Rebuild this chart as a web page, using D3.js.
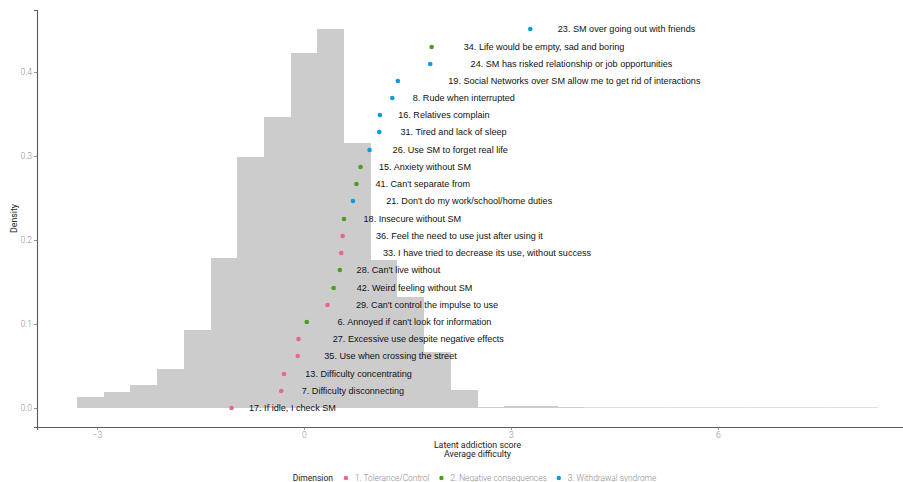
<!DOCTYPE html>
<html>
<head>
<meta charset="utf-8">
<script src="https://cdn.jsdelivr.net/npm/d3@7"></script>
<style>
  html, body { margin: 0; padding: 0; background: #fff; }
  svg { display: block; }
</style>
</head>
<body>
<svg id="chart" width="903" height="482"></svg>
<script>
// Histogram of latent addiction scores (30 equal bins)
const histStart = -3.29;
const binWidth = 0.387;
const binDensity = [0.0135, 0.019, 0.028, 0.0468, 0.093, 0.1786, 0.299, 0.346, 0.4226, 0.4508,
                    0.316, 0.176, 0.1325, 0.067, 0.022, 0.0012, 0.0028, 0.0028, 0.0012, 0.0008,
                    0.0008, 0.0008, 0.0008, 0.0008, 0.0008, 0.0008, 0.0008, 0.0008, 0.0008, 0.0008];

// Items, ordered by average difficulty
const itemLabels = [
  "17. If idle, I check SM",
  "7. Difficulty disconnecting",
  "13. Difficulty concentrating",
  "35. Use when crossing the street",
  "27. Excessive use despite negative effects",
  "6. Annoyed if can't look for information",
  "29. Can't control the impulse to use",
  "42. Weird feeling without SM",
  "28. Can't live without",
  "33. I have tried to decrease its use, without success",
  "36. Feel the need to use just after using it",
  "18. Insecure without SM",
  "21. Don't do my work/school/home duties",
  "41. Can't separate from",
  "15. Anxiety without SM",
  "26. Use SM to forget real life",
  "31. Tired and lack of sleep",
  "16. Relatives complain",
  "8. Rude when interrupted",
  "19. Social Networks over SM allow me to get rid of interactions",
  "24. SM has risked relationship or job opportunities",
  "34. Life would be empty, sad and boring",
  "23. SM over going out with friends"
];
const itemDimension = [1, 1, 1, 1, 1, 2, 1, 2, 2, 1, 1, 2, 3, 2, 2, 3, 3, 3, 3, 3, 3, 2, 3];
const itemDifficulty = [-1.05, -0.33, -0.29, -0.09, -0.08, 0.04, 0.34, 0.43, 0.52, 0.54, 0.56, 0.58,
                        0.71, 0.76, 0.82, 0.95, 1.09, 1.10, 1.28, 1.36, 1.83, 1.85, 3.28];
const itemHeight = [0, 0.0202, 0.0405, 0.0619, 0.0821, 0.1024, 0.1226, 0.1429, 0.1643, 0.1845, 0.2048,
                    0.225, 0.2464, 0.2667, 0.2869, 0.3071, 0.3286, 0.3488, 0.369, 0.3893, 0.4095,
                    0.4298, 0.4512];

const dimensionNames = ["1. Tolerance/Control", "2. Negative consequences", "3. Withdrawal syndrome"];
const dimensionColors = ["#E8668C", "#4C9E1E", "#0A9BDF"];

const xTicks = [-3, 0, 3, 6];
const yTicks = [0.0, 0.1, 0.2, 0.3, 0.4];

const svg = d3.select("#chart");

const histEnd = histStart + binWidth * binDensity.length;
const xPad = (histEnd - histStart) * 0.05;
const yMax = d3.max([d3.max(binDensity), d3.max(itemHeight)]);
const yPad = yMax * 0.05;

const x = d3.scaleLinear().domain([histStart - xPad, histEnd + xPad]).range([37, 918]);
const y = d3.scaleLinear().domain([-yPad, yMax + yPad]).range([427, 10]);
const color = d3.scaleOrdinal().domain([1, 2, 3]).range(dimensionColors);

const labelFont = "'Liberation Sans', Arial, Helvetica, sans-serif";
const thinFont = "Roboto, 'Noto Sans', sans-serif";

// Histogram bars: solid bins drawn crisp so neighbours join without seams,
// the near-empty tail bins left anti-aliased as a faint baseline
svg.append("g")
  .selectAll("rect")
  .data(binDensity)
  .join("rect")
  .attr("x", (d, i) => x(histStart + i * binWidth))
  .attr("width", (d, i) => x(histStart + (i + 1) * binWidth) - x(histStart + i * binWidth))
  .attr("y", d => y(d))
  .attr("height", d => y(0) - y(d))
  .attr("fill", "#CCCCCC")
  .attr("shape-rendering", d => d > 0.002 ? "crispEdges" : null);

// Axes
const xAxis = svg.append("g")
  .attr("transform", `translate(0,${y.range()[0]})`)
  .call(d3.axisBottom(x).tickValues(xTicks).tickSize(3).tickPadding(1.5)
        .tickFormat(d => d3.format("d")(d)));
const yAxis = svg.append("g")
  .attr("transform", `translate(${x.range()[0]},0)`)
  .call(d3.axisLeft(y).tickValues(yTicks).tickSize(3).tickPadding(2)
        .tickFormat(d3.format(".1f")));

[xAxis, yAxis].forEach(g => {
  g.select(".domain").attr("stroke", "#5a5a5a").attr("stroke-width", 1.1);
  g.selectAll(".tick line").attr("stroke", "#7a7a7a").attr("stroke-width", 0.8);
  g.selectAll(".tick text")
    .attr("fill", "#8f8f8f")
    .attr("font-family", thinFont)
    .attr("font-weight", 300)
    .attr("font-size", "8.6px");
});

// Item points and labels
const items = itemLabels.map((label, i) => ({
  label, dim: itemDimension[i], diff: itemDifficulty[i], h: itemHeight[i]
}));

svg.append("g")
  .selectAll("circle")
  .data(items)
  .join("circle")
  .attr("cx", d => x(d.diff))
  .attr("cy", d => y(d.h))
  .attr("r", 2.3)
  .attr("fill", d => color(d.dim));

const labels = svg.append("g")
  .selectAll("text")
  .data(items)
  .join("text")
  .attr("y", d => y(d.h))
  .attr("dy", "0.35em")
  .attr("font-family", labelFont)
  .attr("font-size", "9.1px")
  .attr("fill", "#111")
  .text(d => d.label);
// text placed with a horizontal justification of -0.2
labels.attr("x", function (d) {
  return x(d.diff) + 0.2 * this.getComputedTextLength();
});

// Axis titles
const xMid = (x.range()[0] + x.range()[1]) / 2;
svg.append("text")
  .attr("x", xMid).attr("y", 447.5)
  .attr("text-anchor", "middle")
  .attr("font-family", thinFont).attr("font-size", "8.8px").attr("fill", "#222")
  .text("Latent addiction score");
svg.append("text")
  .attr("x", xMid).attr("y", 457)
  .attr("text-anchor", "middle")
  .attr("font-family", thinFont).attr("font-size", "8.8px").attr("fill", "#222")
  .text("Average difficulty");
svg.append("text")
  .attr("transform", `translate(17,${(y.range()[0] + y.range()[1]) / 2}) rotate(-90)`)
  .attr("text-anchor", "middle")
  .attr("font-family", thinFont).attr("font-size", "8.8px").attr("fill", "#222")
  .text("Density");

// Legend
const legend = svg.append("g");
const legTitle = legend.append("text")
  .attr("x", 0).attr("dy", "0.35em")
  .attr("font-family", thinFont).attr("font-size", "8.5px").attr("fill", "#222")
  .text("Dimension");
let cursor = legTitle.node().getComputedTextLength() + 11;
dimensionNames.forEach((name, i) => {
  legend.append("circle")
    .attr("cx", cursor + 2).attr("cy", 0).attr("r", 2.2)
    .attr("fill", dimensionColors[i]);
  const t = legend.append("text")
    .attr("x", cursor + 11).attr("dy", "0.35em")
    .attr("font-family", thinFont).attr("font-weight", 300)
    .attr("font-size", "8.4px").attr("fill", "#8a8a8a")
    .text(name);
  cursor += 11 + t.node().getComputedTextLength() + 10;
});
const legendWidth = cursor - 10;
legend.attr("transform", `translate(${xMid - legendWidth / 2 - 3},478)`);
</script>
</body>
</html>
◆ ◆ ◆
Keep the pictures out of the copy and write out the data exactly as it stands.

Rebuild this chart as a web page, using D3.js.
<!DOCTYPE html>
<html>
<head>
<meta charset="utf-8">
<script src="https://cdn.jsdelivr.net/npm/d3@7"></script>
<style>
  html, body { margin: 0; padding: 0; background: #fff; }
  svg { display: block; }
</style>
</head>
<body>
<svg id="chart" width="903" height="482"></svg>
<script>
// Histogram of latent addiction scores (30 equal bins)
const histStart = -3.29;
const binWidth = 0.387;
const binDensity = [0.0135, 0.019, 0.028, 0.0468, 0.093, 0.1786, 0.299, 0.346, 0.4226, 0.4508,
                    0.316, 0.176, 0.1325, 0.067, 0.022, 0.0012, 0.0028, 0.0028, 0.0012, 0.0008,
                    0.0008, 0.0008, 0.0008, 0.0008, 0.0008, 0.0008, 0.0008, 0.0008, 0.0008, 0.0008];

// Items, ordered by average difficulty
const itemLabels = [
  "17. If idle, I check SM",
  "7. Difficulty disconnecting",
  "13. Difficulty concentrating",
  "35. Use when crossing the street",
  "27. Excessive use despite negative effects",
  "6. Annoyed if can't look for information",
  "29. Can't control the impulse to use",
  "42. Weird feeling without SM",
  "28. Can't live without",
  "33. I have tried to decrease its use, without success",
  "36. Feel the need to use just after using it",
  "18. Insecure without SM",
  "21. Don't do my work/school/home duties",
  "41. Can't separate from",
  "15. Anxiety without SM",
  "26. Use SM to forget real life",
  "31. Tired and lack of sleep",
  "16. Relatives complain",
  "8. Rude when interrupted",
  "19. Social Networks over SM allow me to get rid of interactions",
  "24. SM has risked relationship or job opportunities",
  "34. Life would be empty, sad and boring",
  "23. SM over going out with friends"
];
const itemDimension = [1, 1, 1, 1, 1, 2, 1, 2, 2, 1, 1, 2, 3, 2, 2, 3, 3, 3, 3, 3, 3, 2, 3];
const itemDifficulty = [-1.05, -0.33, -0.29, -0.09, -0.08, 0.04, 0.34, 0.43, 0.52, 0.54, 0.56, 0.58,
                        0.71, 0.76, 0.82, 0.95, 1.09, 1.10, 1.28, 1.36, 1.83, 1.85, 3.28];
const itemHeight = [0, 0.0202, 0.0405, 0.0619, 0.0821, 0.1024, 0.1226, 0.1429, 0.1643, 0.1845, 0.2048,
                    0.225, 0.2464, 0.2667, 0.2869, 0.3071, 0.3286, 0.3488, 0.369, 0.3893, 0.4095,
                    0.4298, 0.4512];

const dimensionNames = ["1. Tolerance/Control", "2. Negative consequences", "3. Withdrawal syndrome"];
const dimensionColors = ["#E8668C", "#4C9E1E", "#0A9BDF"];

const xTicks = [-3, 0, 3, 6];
const yTicks = [0.0, 0.1, 0.2, 0.3, 0.4];

const svg = d3.select("#chart");

const histEnd = histStart + binWidth * binDensity.length;
const xPad = (histEnd - histStart) * 0.05;
const yMax = d3.max([d3.max(binDensity), d3.max(itemHeight)]);
const yPad = yMax * 0.05;

const x = d3.scaleLinear().domain([histStart - xPad, histEnd + xPad]).range([37, 918]);
const y = d3.scaleLinear().domain([-yPad, yMax + yPad]).range([427, 10]);
const color = d3.scaleOrdinal().domain([1, 2, 3]).range(dimensionColors);

const labelFont = "'Liberation Sans', Arial, Helvetica, sans-serif";
const thinFont = "Roboto, 'Noto Sans', sans-serif";

// Histogram bars: solid bins drawn crisp so neighbours join without seams,
// the near-empty tail bins left anti-aliased as a faint baseline
svg.append("g")
  .selectAll("rect")
  .data(binDensity)
  .join("rect")
  .attr("x", (d, i) => x(histStart + i * binWidth))
  .attr("width", (d, i) => x(histStart + (i + 1) * binWidth) - x(histStart + i * binWidth))
  .attr("y", d => y(d))
  .attr("height", d => y(0) - y(d))
  .attr("fill", "#CCCCCC")
  .attr("shape-rendering", d => d > 0.002 ? "crispEdges" : null);

// Axes
const xAxis = svg.append("g")
  .attr("transform", `translate(0,${y.range()[0]})`)
  .call(d3.axisBottom(x).tickValues(xTicks).tickSize(3).tickPadding(1.5)
        .tickFormat(d => d3.format("d")(d)));
const yAxis = svg.append("g")
  .attr("transform", `translate(${x.range()[0]},0)`)
  .call(d3.axisLeft(y).tickValues(yTicks).tickSize(3).tickPadding(2)
        .tickFormat(d3.format(".1f")));

[xAxis, yAxis].forEach(g => {
  g.select(".domain").attr("stroke", "#5a5a5a").attr("stroke-width", 1.1);
  g.selectAll(".tick line").attr("stroke", "#7a7a7a").attr("stroke-width", 0.8);
  g.selectAll(".tick text")
    .attr("fill", "#8f8f8f")
    .attr("font-family", thinFont)
    .attr("font-weight", 300)
    .attr("font-size", "8.6px");
});

// Item points and labels
const items = itemLabels.map((label, i) => ({
  label, dim: itemDimension[i], diff: itemDifficulty[i], h: itemHeight[i]
}));

svg.append("g")
  .selectAll("circle")
  .data(items)
  .join("circle")
  .attr("cx", d => x(d.diff))
  .attr("cy", d => y(d.h))
  .attr("r", 2.3)
  .attr("fill", d => color(d.dim));

const labels = svg.append("g")
  .selectAll("text")
  .data(items)
  .join("text")
  .attr("y", d => y(d.h))
  .attr("dy", "0.35em")
  .attr("font-family", labelFont)
  .attr("font-size", "9.1px")
  .attr("fill", "#111")
  .text(d => d.label);
// text placed with a horizontal justification of -0.2
labels.attr("x", function (d) {
  return x(d.diff) + 0.2 * this.getComputedTextLength();
});

// Axis titles
const xMid = (x.range()[0] + x.range()[1]) / 2;
svg.append("text")
  .attr("x", xMid).attr("y", 447.5)
  .attr("text-anchor", "middle")
  .attr("font-family", thinFont).attr("font-size", "8.8px").attr("fill", "#222")
  .text("Latent addiction score");
svg.append("text")
  .attr("x", xMid).attr("y", 457)
  .attr("text-anchor", "middle")
  .attr("font-family", thinFont).attr("font-size", "8.8px").attr("fill", "#222")
  .text("Average difficulty");
svg.append("text")
  .attr("transform", `translate(17,${(y.range()[0] + y.range()[1]) / 2}) rotate(-90)`)
  .attr("text-anchor", "middle")
  .attr("font-family", thinFont).attr("font-size", "8.8px").attr("fill", "#222")
  .text("Density");

// Legend
const legend = svg.append("g");
const legTitle = legend.append("text")
  .attr("x", 0).attr("dy", "0.35em")
  .attr("font-family", thinFont).attr("font-size", "8.5px").attr("fill", "#222")
  .text("Dimension");
let cursor = legTitle.node().getComputedTextLength() + 11;
dimensionNames.forEach((name, i) => {
  legend.append("circle")
    .attr("cx", cursor + 2).attr("cy", 0).attr("r", 2.2)
    .attr("fill", dimensionColors[i]);
  const t = legend.append("text")
    .attr("x", cursor + 11).attr("dy", "0.35em")
    .attr("font-family", thinFont).attr("font-weight", 300)
    .attr("font-size", "8.4px").attr("fill", "#8a8a8a")
    .text(name);
  cursor += 11 + t.node().getComputedTextLength() + 10;
});
const legendWidth = cursor - 10;
legend.attr("transform", `translate(${xMid - legendWidth / 2 - 3},478)`);
</script>
</body>
</html>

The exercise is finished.